*Work to do*:
Output the line that holds "Clone this chart in Apache ECharts.", the line that holds "const nSteps = 100;", and every line between them, exactly, but none of the pictures.

-- Begin Provided material --

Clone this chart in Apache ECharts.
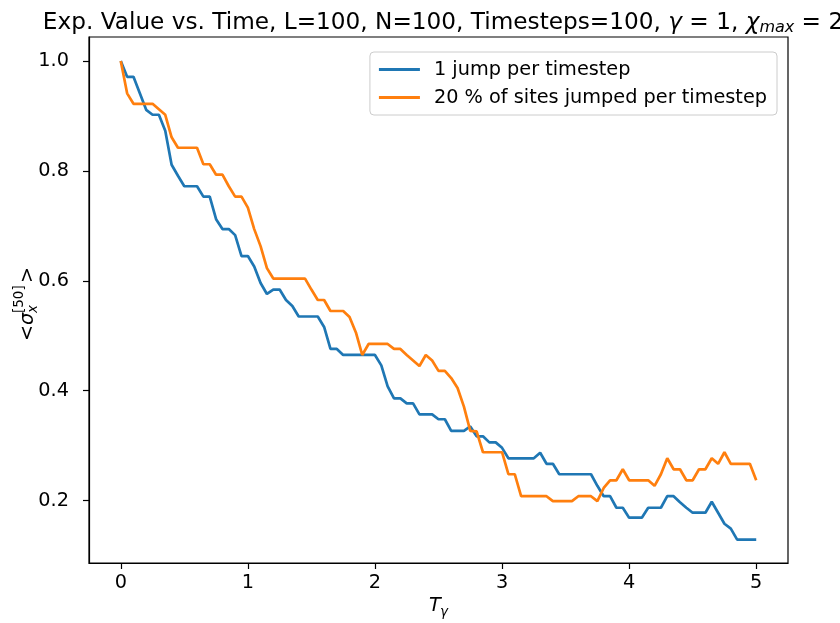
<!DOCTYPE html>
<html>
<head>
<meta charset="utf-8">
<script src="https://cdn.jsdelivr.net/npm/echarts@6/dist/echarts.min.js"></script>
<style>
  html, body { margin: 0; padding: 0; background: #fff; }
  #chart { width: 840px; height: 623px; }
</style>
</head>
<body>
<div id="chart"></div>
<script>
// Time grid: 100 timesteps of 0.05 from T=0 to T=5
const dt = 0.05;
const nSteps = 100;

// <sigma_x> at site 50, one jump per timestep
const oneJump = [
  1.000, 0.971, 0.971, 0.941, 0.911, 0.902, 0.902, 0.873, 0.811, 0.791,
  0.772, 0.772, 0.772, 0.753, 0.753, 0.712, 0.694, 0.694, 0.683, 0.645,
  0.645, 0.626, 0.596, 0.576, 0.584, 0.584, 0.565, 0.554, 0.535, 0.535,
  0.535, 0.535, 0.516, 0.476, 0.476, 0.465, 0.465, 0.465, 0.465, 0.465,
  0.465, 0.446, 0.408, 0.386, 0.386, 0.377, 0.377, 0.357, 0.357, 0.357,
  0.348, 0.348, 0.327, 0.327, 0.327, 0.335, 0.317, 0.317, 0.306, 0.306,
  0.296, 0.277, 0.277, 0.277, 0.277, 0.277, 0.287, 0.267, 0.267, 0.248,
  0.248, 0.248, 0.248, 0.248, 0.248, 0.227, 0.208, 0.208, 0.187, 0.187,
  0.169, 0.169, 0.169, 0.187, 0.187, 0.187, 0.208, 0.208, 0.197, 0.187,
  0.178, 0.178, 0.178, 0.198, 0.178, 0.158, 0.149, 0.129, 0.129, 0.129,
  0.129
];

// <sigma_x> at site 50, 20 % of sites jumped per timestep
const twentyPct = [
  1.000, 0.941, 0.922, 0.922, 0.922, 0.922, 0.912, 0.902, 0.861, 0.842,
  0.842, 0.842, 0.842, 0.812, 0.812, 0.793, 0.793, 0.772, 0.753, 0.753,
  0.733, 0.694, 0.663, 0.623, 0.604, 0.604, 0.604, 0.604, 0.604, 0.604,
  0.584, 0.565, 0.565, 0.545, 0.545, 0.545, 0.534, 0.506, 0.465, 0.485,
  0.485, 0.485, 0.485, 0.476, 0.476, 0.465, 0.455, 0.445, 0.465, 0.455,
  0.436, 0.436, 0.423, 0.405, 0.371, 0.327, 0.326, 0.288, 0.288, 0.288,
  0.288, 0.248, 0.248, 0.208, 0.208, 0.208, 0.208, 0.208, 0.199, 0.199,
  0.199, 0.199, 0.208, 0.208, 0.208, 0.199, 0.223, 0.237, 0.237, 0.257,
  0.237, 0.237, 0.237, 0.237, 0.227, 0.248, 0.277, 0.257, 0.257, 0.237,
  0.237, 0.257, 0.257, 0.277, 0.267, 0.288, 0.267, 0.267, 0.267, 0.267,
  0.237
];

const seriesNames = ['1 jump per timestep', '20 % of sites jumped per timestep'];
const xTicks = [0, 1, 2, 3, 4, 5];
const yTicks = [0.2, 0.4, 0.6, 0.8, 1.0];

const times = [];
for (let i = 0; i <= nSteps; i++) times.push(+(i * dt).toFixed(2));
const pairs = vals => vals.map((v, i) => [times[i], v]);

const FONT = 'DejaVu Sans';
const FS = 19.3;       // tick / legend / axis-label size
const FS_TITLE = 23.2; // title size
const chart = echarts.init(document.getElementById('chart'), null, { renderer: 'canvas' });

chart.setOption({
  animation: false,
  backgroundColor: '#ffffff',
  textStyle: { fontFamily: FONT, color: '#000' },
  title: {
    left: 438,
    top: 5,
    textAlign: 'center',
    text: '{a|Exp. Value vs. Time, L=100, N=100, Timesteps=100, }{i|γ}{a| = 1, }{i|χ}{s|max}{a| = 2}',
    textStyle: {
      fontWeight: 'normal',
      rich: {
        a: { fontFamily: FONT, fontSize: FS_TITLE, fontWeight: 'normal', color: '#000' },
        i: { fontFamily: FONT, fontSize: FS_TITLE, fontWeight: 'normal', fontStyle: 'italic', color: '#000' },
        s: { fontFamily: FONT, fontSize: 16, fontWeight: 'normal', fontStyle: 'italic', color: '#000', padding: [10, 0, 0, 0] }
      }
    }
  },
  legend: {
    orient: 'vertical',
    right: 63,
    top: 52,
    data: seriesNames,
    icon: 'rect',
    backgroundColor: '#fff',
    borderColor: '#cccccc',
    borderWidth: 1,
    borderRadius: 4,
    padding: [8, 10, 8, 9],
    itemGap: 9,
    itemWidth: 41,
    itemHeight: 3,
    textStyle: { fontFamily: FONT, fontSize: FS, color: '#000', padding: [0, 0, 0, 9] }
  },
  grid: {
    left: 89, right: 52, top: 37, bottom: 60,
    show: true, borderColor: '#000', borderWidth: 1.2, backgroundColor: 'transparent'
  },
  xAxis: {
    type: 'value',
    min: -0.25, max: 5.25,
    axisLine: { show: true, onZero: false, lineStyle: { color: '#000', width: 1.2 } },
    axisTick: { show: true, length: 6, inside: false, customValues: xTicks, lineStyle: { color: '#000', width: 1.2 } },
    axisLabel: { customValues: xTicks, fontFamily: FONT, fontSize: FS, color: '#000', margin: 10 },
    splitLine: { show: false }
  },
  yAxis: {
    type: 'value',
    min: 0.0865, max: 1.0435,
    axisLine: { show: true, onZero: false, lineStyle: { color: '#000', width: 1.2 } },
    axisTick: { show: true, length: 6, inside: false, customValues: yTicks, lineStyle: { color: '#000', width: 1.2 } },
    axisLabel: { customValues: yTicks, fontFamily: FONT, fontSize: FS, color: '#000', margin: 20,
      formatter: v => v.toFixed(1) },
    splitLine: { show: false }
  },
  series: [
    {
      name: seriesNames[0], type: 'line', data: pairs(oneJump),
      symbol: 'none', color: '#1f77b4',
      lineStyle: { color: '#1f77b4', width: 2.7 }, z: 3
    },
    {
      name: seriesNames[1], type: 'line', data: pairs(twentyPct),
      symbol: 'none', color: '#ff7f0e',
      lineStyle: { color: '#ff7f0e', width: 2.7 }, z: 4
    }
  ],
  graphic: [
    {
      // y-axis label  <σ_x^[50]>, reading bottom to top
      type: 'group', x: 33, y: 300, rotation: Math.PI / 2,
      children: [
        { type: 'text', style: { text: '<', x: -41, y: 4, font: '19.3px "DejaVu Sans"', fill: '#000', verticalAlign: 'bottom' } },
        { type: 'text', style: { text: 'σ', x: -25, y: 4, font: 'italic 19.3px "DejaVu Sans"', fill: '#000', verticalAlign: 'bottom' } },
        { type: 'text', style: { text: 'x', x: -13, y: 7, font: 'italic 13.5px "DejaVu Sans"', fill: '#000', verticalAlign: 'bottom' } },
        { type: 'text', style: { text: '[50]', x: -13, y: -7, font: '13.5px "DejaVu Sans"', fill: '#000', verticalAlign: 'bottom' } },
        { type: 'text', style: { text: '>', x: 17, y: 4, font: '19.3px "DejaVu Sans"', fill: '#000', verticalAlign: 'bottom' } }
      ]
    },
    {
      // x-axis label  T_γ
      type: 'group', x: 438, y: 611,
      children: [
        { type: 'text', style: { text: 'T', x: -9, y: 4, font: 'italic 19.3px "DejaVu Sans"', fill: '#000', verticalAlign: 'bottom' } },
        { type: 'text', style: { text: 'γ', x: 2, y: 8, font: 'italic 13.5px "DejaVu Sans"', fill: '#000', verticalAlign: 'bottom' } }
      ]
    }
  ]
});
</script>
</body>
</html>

-- End Provided material --
-- Begin Provided material --

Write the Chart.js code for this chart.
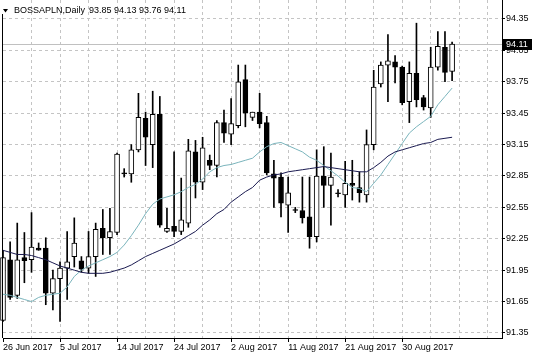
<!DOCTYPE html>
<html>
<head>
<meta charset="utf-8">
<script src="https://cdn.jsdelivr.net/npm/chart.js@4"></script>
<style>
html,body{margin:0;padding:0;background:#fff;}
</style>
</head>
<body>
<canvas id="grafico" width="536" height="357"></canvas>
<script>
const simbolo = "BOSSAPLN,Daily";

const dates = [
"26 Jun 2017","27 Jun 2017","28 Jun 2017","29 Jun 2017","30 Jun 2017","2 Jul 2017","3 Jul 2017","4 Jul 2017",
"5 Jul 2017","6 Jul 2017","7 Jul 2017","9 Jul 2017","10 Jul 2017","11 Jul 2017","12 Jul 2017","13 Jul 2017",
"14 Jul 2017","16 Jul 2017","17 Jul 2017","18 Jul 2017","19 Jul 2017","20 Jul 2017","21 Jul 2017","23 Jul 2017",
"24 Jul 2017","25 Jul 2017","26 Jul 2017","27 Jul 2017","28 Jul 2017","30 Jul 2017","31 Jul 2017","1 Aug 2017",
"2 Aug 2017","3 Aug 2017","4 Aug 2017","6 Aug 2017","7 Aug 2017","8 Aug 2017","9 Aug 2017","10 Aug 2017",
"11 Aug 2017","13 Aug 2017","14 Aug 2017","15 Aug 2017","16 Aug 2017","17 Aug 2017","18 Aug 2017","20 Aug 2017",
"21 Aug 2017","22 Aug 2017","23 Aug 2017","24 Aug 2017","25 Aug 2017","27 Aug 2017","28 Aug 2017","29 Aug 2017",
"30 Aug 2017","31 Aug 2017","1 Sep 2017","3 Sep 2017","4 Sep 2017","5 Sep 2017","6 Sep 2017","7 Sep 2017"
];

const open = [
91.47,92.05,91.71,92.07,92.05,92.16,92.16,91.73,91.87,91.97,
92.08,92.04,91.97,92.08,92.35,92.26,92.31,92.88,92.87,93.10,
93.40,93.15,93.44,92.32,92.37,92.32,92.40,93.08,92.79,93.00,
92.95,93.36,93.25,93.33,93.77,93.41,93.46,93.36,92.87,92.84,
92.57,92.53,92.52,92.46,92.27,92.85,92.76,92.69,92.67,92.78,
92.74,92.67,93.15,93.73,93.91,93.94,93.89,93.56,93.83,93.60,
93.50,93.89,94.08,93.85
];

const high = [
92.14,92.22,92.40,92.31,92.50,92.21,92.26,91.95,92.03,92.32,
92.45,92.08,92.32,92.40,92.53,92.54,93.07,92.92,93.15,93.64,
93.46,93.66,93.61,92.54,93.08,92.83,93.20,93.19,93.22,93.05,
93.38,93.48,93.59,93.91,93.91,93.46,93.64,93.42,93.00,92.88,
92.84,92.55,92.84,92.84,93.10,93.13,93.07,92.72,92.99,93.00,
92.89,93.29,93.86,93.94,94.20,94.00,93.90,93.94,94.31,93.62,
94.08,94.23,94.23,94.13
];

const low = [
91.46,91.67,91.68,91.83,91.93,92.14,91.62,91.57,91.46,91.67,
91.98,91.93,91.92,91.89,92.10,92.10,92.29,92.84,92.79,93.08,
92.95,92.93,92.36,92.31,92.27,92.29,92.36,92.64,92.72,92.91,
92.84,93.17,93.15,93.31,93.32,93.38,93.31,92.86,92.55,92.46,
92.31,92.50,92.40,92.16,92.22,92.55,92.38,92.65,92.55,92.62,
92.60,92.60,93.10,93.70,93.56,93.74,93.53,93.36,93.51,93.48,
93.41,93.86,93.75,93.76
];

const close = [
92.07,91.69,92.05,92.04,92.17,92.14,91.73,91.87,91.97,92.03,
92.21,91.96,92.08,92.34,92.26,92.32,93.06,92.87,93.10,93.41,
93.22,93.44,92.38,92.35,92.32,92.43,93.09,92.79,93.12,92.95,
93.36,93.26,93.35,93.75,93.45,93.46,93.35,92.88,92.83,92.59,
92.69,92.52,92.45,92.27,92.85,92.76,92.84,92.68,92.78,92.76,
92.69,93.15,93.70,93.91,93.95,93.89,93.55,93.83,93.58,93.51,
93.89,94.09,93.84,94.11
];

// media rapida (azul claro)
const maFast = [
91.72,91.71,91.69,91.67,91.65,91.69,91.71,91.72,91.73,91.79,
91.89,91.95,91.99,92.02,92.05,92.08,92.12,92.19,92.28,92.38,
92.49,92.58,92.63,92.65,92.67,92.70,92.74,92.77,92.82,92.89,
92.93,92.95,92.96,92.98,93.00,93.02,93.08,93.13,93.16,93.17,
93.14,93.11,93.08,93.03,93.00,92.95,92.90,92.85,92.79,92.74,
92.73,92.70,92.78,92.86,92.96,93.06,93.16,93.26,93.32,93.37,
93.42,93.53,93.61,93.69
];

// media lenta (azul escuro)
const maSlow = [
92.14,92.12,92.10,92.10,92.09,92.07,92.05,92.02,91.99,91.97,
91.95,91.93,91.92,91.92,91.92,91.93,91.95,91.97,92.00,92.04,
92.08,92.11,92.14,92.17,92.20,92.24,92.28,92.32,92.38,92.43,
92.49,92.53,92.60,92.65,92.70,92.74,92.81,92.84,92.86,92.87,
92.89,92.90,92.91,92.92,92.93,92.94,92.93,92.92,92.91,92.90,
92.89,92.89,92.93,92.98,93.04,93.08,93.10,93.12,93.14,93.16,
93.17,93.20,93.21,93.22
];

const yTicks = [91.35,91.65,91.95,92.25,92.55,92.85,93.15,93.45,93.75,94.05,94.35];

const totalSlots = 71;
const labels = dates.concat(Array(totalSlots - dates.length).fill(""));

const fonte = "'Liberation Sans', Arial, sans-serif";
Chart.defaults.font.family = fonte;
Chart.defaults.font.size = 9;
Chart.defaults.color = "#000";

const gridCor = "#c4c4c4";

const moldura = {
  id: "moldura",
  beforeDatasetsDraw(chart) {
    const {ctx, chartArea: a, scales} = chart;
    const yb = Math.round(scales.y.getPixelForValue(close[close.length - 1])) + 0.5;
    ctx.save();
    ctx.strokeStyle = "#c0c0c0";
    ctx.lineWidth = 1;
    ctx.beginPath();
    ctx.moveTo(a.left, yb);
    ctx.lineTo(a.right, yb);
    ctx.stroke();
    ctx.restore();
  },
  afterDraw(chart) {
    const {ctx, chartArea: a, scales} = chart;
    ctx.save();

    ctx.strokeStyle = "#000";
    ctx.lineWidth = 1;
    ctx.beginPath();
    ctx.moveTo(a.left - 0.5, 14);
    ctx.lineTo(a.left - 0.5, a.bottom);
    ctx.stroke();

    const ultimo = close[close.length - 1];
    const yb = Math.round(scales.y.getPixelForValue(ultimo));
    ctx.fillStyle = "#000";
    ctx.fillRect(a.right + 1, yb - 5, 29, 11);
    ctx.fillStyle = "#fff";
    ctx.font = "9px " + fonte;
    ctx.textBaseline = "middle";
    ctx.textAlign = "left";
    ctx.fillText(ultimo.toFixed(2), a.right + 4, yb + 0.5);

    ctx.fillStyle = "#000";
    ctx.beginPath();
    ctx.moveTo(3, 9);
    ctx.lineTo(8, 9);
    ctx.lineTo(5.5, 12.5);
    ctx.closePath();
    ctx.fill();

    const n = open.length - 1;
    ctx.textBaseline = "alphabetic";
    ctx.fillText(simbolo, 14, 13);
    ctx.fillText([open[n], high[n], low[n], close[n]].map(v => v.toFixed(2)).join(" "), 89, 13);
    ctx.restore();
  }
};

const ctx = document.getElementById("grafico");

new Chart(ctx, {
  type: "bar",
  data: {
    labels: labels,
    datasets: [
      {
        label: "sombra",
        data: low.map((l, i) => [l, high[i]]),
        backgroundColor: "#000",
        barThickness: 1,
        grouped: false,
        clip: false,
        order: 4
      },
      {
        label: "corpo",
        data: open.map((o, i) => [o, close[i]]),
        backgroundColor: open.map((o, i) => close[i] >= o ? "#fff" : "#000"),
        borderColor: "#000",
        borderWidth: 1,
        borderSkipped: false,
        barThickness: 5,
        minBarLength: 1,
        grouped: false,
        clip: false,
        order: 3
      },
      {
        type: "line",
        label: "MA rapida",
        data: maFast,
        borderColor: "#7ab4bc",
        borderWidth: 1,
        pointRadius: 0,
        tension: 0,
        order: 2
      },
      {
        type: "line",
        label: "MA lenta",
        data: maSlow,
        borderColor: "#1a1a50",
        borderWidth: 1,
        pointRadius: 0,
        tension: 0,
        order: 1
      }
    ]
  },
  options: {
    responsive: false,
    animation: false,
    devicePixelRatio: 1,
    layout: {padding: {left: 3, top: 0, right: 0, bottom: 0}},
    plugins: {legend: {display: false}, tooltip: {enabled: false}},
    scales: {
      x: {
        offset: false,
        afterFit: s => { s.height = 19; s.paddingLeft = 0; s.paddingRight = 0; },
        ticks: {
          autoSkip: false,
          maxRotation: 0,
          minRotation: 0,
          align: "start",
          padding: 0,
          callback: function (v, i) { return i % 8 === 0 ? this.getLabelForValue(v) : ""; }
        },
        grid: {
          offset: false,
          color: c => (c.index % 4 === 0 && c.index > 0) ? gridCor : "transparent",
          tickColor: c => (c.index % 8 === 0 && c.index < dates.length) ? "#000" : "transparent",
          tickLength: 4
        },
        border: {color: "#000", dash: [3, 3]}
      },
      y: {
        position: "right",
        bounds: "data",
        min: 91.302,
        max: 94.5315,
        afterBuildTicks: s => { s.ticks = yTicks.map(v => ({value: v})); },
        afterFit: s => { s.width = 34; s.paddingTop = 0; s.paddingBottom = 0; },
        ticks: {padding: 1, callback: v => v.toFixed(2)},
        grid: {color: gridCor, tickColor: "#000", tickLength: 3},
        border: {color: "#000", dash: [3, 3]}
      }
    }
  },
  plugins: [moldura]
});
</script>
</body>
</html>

-- End Provided material --

*Reply*:
Clone this chart in Apache ECharts.
<!DOCTYPE html>
<html>
<head>
<meta charset="utf-8">
<script src="https://cdn.jsdelivr.net/npm/echarts@6/dist/echarts.min.js"></script>
<style>
  html, body { margin: 0; padding: 0; background: #fff; }
  #chart { width: 840px; height: 623px; }
</style>
</head>
<body>
<div id="chart"></div>
<script>
// Time grid: 100 timesteps of 0.05 from T=0 to T=5
const dt = 0.05;
const nSteps = 100;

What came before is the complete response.